:: Provided data ::
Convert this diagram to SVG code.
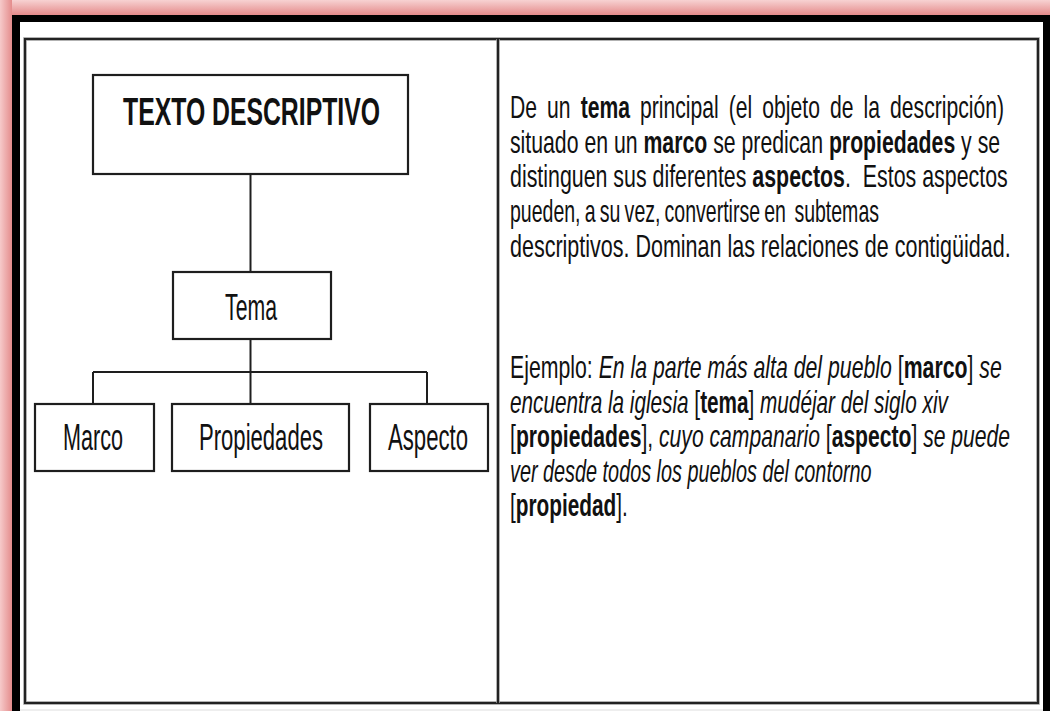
<svg xmlns="http://www.w3.org/2000/svg" width="1050" height="711" viewBox="0 0 1050 711">
  <defs>
    <linearGradient id="glowTop" x1="0" y1="0" x2="0" y2="1">
      <stop offset="0" stop-color="#f7d2d2"/>
      <stop offset="1" stop-color="#e48a8a"/>
    </linearGradient>
    <linearGradient id="glowLeft" x1="0" y1="0" x2="1" y2="0">
      <stop offset="0" stop-color="#f6caca"/>
      <stop offset="1" stop-color="#e48c8c"/>
    </linearGradient>
  </defs>
  <style>
    .box { fill: #ffffff; stroke: #1e1e1e; stroke-width: 2.2; }
    .conn { stroke: #1e1e1e; stroke-width: 2; fill: none; }
    .lbl { font-family: "Liberation Sans", Arial, sans-serif; font-size: 37px; fill: #111; }
    .title { font-family: "Liberation Sans", Arial, sans-serif; font-size: 39px; font-weight: bold; fill: #111; }
    .body { font-family: "Liberation Sans", Arial, sans-serif; font-size: 32px; fill: #111; }
    .b { font-weight: bold; }
    .i { font-style: italic; }
  </style>

  <!-- background, glow and frame -->
  <rect x="0" y="0" width="1050" height="711" fill="#ffffff"/>
  <rect x="0" y="0" width="1050" height="15" fill="url(#glowTop)"/>
  <rect x="0" y="0" width="12" height="711" fill="url(#glowLeft)"/>
  <rect x="12" y="15" width="1038" height="7" fill="#000000"/>
  <rect x="12" y="15" width="8" height="696" fill="#000000"/>
  <rect x="1043" y="15" width="7" height="696" fill="#000000"/>
  <line x1="20" y1="710" x2="1043" y2="710" stroke="#dddddd" stroke-width="1"/>

  <!-- table -->
  <rect x="25" y="39" width="1013" height="664" fill="#ffffff" stroke="#999999" stroke-width="3.5"/>
  <rect x="25" y="39" width="1013" height="664" fill="none" stroke="#222222" stroke-width="2"/>
  <line x1="498" y1="39" x2="498" y2="703" stroke="#999999" stroke-width="3.5"/>
  <line x1="498" y1="39" x2="498" y2="703" stroke="#222222" stroke-width="2"/>

  <!-- connectors -->
  <g id="connectors">
    <line class="conn" x1="250.5" y1="174" x2="250.5" y2="272"/>
    <line class="conn" x1="250.5" y1="339" x2="250.5" y2="404"/>
    <line class="conn" x1="93" y1="372" x2="427" y2="372"/>
    <line class="conn" x1="93" y1="372" x2="93" y2="404"/>
    <line class="conn" x1="427" y1="372" x2="427" y2="404"/>
  </g>

  <!-- nodes -->
  <g id="node-texto-descriptivo">
    <rect class="box" x="93" y="75" width="315" height="99"/>
    <text class="title" x="123" y="125" textLength="257" lengthAdjust="spacingAndGlyphs">TEXTO DESCRIPTIVO</text>
  </g>
  <g id="node-tema">
    <rect class="box" x="173" y="272" width="158" height="67"/>
    <text class="lbl" x="225" y="320" textLength="52" lengthAdjust="spacingAndGlyphs">Tema</text>
  </g>
  <g id="node-marco">
    <rect class="box" x="35" y="404" width="119" height="67"/>
    <text class="lbl" x="63" y="450" textLength="60" lengthAdjust="spacingAndGlyphs">Marco</text>
  </g>
  <g id="node-propiedades">
    <rect class="box" x="172" y="404" width="177" height="67"/>
    <text class="lbl" x="199" y="450" textLength="124" lengthAdjust="spacingAndGlyphs">Propiedades</text>
  </g>
  <g id="node-aspecto">
    <rect class="box" x="370" y="404" width="118" height="67"/>
    <text class="lbl" x="388" y="450" textLength="80" lengthAdjust="spacingAndGlyphs">Aspecto</text>
  </g>

  <!-- description text -->
  <g id="description">
    <text class="body" transform="translate(510,118) scale(0.66,1)" word-spacing="6.4">De un <tspan class="b">tema</tspan> principal (el objeto de la descripción)</text>
    <text class="body" transform="translate(510,152.7) scale(0.664,1)">situado en un <tspan class="b">marco</tspan> se predican <tspan class="b">propiedades</tspan> y se</text>
    <text class="body" transform="translate(510,187.4) scale(0.668,1)" xml:space="preserve">distinguen sus diferentes <tspan class="b">aspectos</tspan>.  Estos aspectos</text>
    <text class="body" transform="translate(510,222.1) scale(0.61,1)" word-spacing="-2" xml:space="preserve">pueden, a su vez, convertirse en  subtemas</text>
    <text class="body" transform="translate(510,256.8) scale(0.672,1)">descriptivos. Dominan las relaciones de contigüidad.</text>
  </g>
  <g id="example">
    <text class="body" transform="translate(510,378) scale(0.665,1)">Ejemplo: <tspan class="i">En la parte más alta del pueblo</tspan> [<tspan class="b">marco</tspan>] <tspan class="i">se</tspan></text>
    <text class="body" transform="translate(510,412.5) scale(0.648,1)"><tspan class="i">encuentra la iglesia</tspan> [<tspan class="b">tema</tspan>] <tspan class="i">mudéjar del siglo xiv</tspan></text>
    <text class="body" transform="translate(510,447) scale(0.66,1)">[<tspan class="b">propiedades</tspan>], <tspan class="i">cuyo campanario</tspan> [<tspan class="b">aspecto</tspan>] <tspan class="i">se puede</tspan></text>
    <text class="body i" transform="translate(510,481.5) scale(0.62,1)">ver desde todos los pueblos del contorno</text>
    <text class="body" transform="translate(510,516) scale(0.65,1)">[<tspan class="b">propiedad</tspan>].</text>
  </g>
</svg>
:::
Challenge: Leave out the pictures and transcribe everything else exactly.

Task output:
Convert this diagram to SVG code.
<svg xmlns="http://www.w3.org/2000/svg" width="1050" height="711" viewBox="0 0 1050 711">
  <defs>
    <linearGradient id="glowTop" x1="0" y1="0" x2="0" y2="1">
      <stop offset="0" stop-color="#f7d2d2"/>
      <stop offset="1" stop-color="#e48a8a"/>
    </linearGradient>
    <linearGradient id="glowLeft" x1="0" y1="0" x2="1" y2="0">
      <stop offset="0" stop-color="#f6caca"/>
      <stop offset="1" stop-color="#e48c8c"/>
    </linearGradient>
  </defs>
  <style>
    .box { fill: #ffffff; stroke: #1e1e1e; stroke-width: 2.2; }
    .conn { stroke: #1e1e1e; stroke-width: 2; fill: none; }
    .lbl { font-family: "Liberation Sans", Arial, sans-serif; font-size: 37px; fill: #111; }
    .title { font-family: "Liberation Sans", Arial, sans-serif; font-size: 39px; font-weight: bold; fill: #111; }
    .body { font-family: "Liberation Sans", Arial, sans-serif; font-size: 32px; fill: #111; }
    .b { font-weight: bold; }
    .i { font-style: italic; }
  </style>

  <!-- background, glow and frame -->
  <rect x="0" y="0" width="1050" height="711" fill="#ffffff"/>
  <rect x="0" y="0" width="1050" height="15" fill="url(#glowTop)"/>
  <rect x="0" y="0" width="12" height="711" fill="url(#glowLeft)"/>
  <rect x="12" y="15" width="1038" height="7" fill="#000000"/>
  <rect x="12" y="15" width="8" height="696" fill="#000000"/>
  <rect x="1043" y="15" width="7" height="696" fill="#000000"/>
  <line x1="20" y1="710" x2="1043" y2="710" stroke="#dddddd" stroke-width="1"/>

  <!-- table -->
  <rect x="25" y="39" width="1013" height="664" fill="#ffffff" stroke="#999999" stroke-width="3.5"/>
  <rect x="25" y="39" width="1013" height="664" fill="none" stroke="#222222" stroke-width="2"/>
  <line x1="498" y1="39" x2="498" y2="703" stroke="#999999" stroke-width="3.5"/>
  <line x1="498" y1="39" x2="498" y2="703" stroke="#222222" stroke-width="2"/>

  <!-- connectors -->
  <g id="connectors">
    <line class="conn" x1="250.5" y1="174" x2="250.5" y2="272"/>
    <line class="conn" x1="250.5" y1="339" x2="250.5" y2="404"/>
    <line class="conn" x1="93" y1="372" x2="427" y2="372"/>
    <line class="conn" x1="93" y1="372" x2="93" y2="404"/>
    <line class="conn" x1="427" y1="372" x2="427" y2="404"/>
  </g>

  <!-- nodes -->
  <g id="node-texto-descriptivo">
    <rect class="box" x="93" y="75" width="315" height="99"/>
    <text class="title" x="123" y="125" textLength="257" lengthAdjust="spacingAndGlyphs">TEXTO DESCRIPTIVO</text>
  </g>
  <g id="node-tema">
    <rect class="box" x="173" y="272" width="158" height="67"/>
    <text class="lbl" x="225" y="320" textLength="52" lengthAdjust="spacingAndGlyphs">Tema</text>
  </g>
  <g id="node-marco">
    <rect class="box" x="35" y="404" width="119" height="67"/>
    <text class="lbl" x="63" y="450" textLength="60" lengthAdjust="spacingAndGlyphs">Marco</text>
  </g>
  <g id="node-propiedades">
    <rect class="box" x="172" y="404" width="177" height="67"/>
    <text class="lbl" x="199" y="450" textLength="124" lengthAdjust="spacingAndGlyphs">Propiedades</text>
  </g>
  <g id="node-aspecto">
    <rect class="box" x="370" y="404" width="118" height="67"/>
    <text class="lbl" x="388" y="450" textLength="80" lengthAdjust="spacingAndGlyphs">Aspecto</text>
  </g>

  <!-- description text -->
  <g id="description">
    <text class="body" transform="translate(510,118) scale(0.66,1)" word-spacing="6.4">De un <tspan class="b">tema</tspan> principal (el objeto de la descripción)</text>
    <text class="body" transform="translate(510,152.7) scale(0.664,1)">situado en un <tspan class="b">marco</tspan> se predican <tspan class="b">propiedades</tspan> y se</text>
    <text class="body" transform="translate(510,187.4) scale(0.668,1)" xml:space="preserve">distinguen sus diferentes <tspan class="b">aspectos</tspan>.  Estos aspectos</text>
    <text class="body" transform="translate(510,222.1) scale(0.61,1)" word-spacing="-2" xml:space="preserve">pueden, a su vez, convertirse en  subtemas</text>
    <text class="body" transform="translate(510,256.8) scale(0.672,1)">descriptivos. Dominan las relaciones de contigüidad.</text>
  </g>
  <g id="example">
    <text class="body" transform="translate(510,378) scale(0.665,1)">Ejemplo: <tspan class="i">En la parte más alta del pueblo</tspan> [<tspan class="b">marco</tspan>] <tspan class="i">se</tspan></text>
    <text class="body" transform="translate(510,412.5) scale(0.648,1)"><tspan class="i">encuentra la iglesia</tspan> [<tspan class="b">tema</tspan>] <tspan class="i">mudéjar del siglo xiv</tspan></text>
    <text class="body" transform="translate(510,447) scale(0.66,1)">[<tspan class="b">propiedades</tspan>], <tspan class="i">cuyo campanario</tspan> [<tspan class="b">aspecto</tspan>] <tspan class="i">se puede</tspan></text>
    <text class="body i" transform="translate(510,481.5) scale(0.62,1)">ver desde todos los pueblos del contorno</text>
    <text class="body" transform="translate(510,516) scale(0.65,1)">[<tspan class="b">propiedad</tspan>].</text>
  </g>
</svg>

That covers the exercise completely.